After a few moments I took the box back into my hut, and brought out a powerful electric battery. Then I ordered the forty-three elders and the king to come and stand in a line. They came, but were evidently awed. The people dared not say a word. Every thing being ready, I told them to hold the ninety feet of conducting wire. "Hold hard!" I cried.

The people looked at the old men with wonder, and could not understand how they dared to hold that charmed string of the Oguizi. The Ishogos, my guides, were themselves bewildered, for they had not seen this thing in their village. My Commi men did not utter a word, but their faces were as long as if they never had seen any thing.

"Hold on!" I repeated; "do not let the string go out of your hands." I then gave a powerful continuous shock. The arms of the elders twisted backward against their will, and their bodies bent over; but they still held the wire, which, indeed, now they had not the power to drop. Their mouths were wide open; their bodies trembled from the continuous electric shock; they looked at me and cried "Oh! oh! oh! Yo! yo! yo!" I had really given a too powerful shock. The people fled.
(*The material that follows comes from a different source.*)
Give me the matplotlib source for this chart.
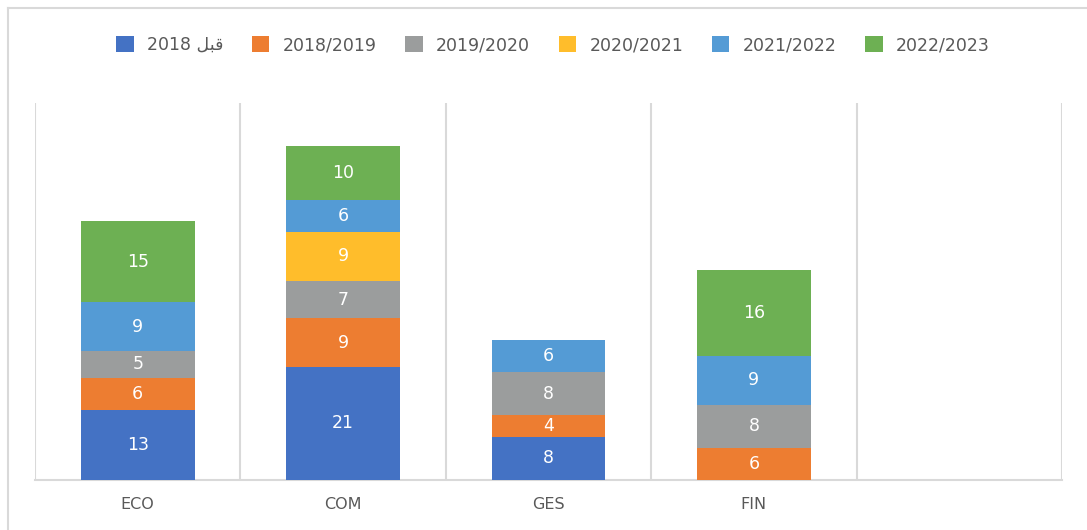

In an instant all was over. I stopped the current of electricity. The wire fell from the elders' hands, and they looked at me in perfect bewilderment. The people came back. The elders explained their electric sensation, and then a wild hurra and a shout went up. "There is not another great oguizi like the one in our village," was the general exclamation; and they came and danced around me, and sang mbuiti songs, bending their bodies low, and looking at me in the face as if I had been one of their idols. "Great Oguizi, do not be angry with us," they cried repeatedly.

"Don't be afraid, Ashangos," I said. I then ordered my men to fire their guns again, and, to add to the noise, our dogs began to bark; so that, with the barking, the shouting, the firing, and the beating of drums by the natives, Niembouai was very lively for a few minutes.

"Come again!" shouted the Ishogos. "The Oguizi we brought to you has more things to show you." Then I came out with a powerful magnet, which held many of the implements of iron used by the Ashangos. Up and down went the knives; the magnet sometimes held them by the end, sometimes by the blade. The people were so afraid of the magnet that not one of them dared to touch it when I asked them to do so.

That night I hung a large clock under the piazza, and the noise it made frightened the Ashangos very much.

My power was established. The electric battery had been effective. How droll the sight was when they received the shock! You would have laughed heartily if you could have seen them.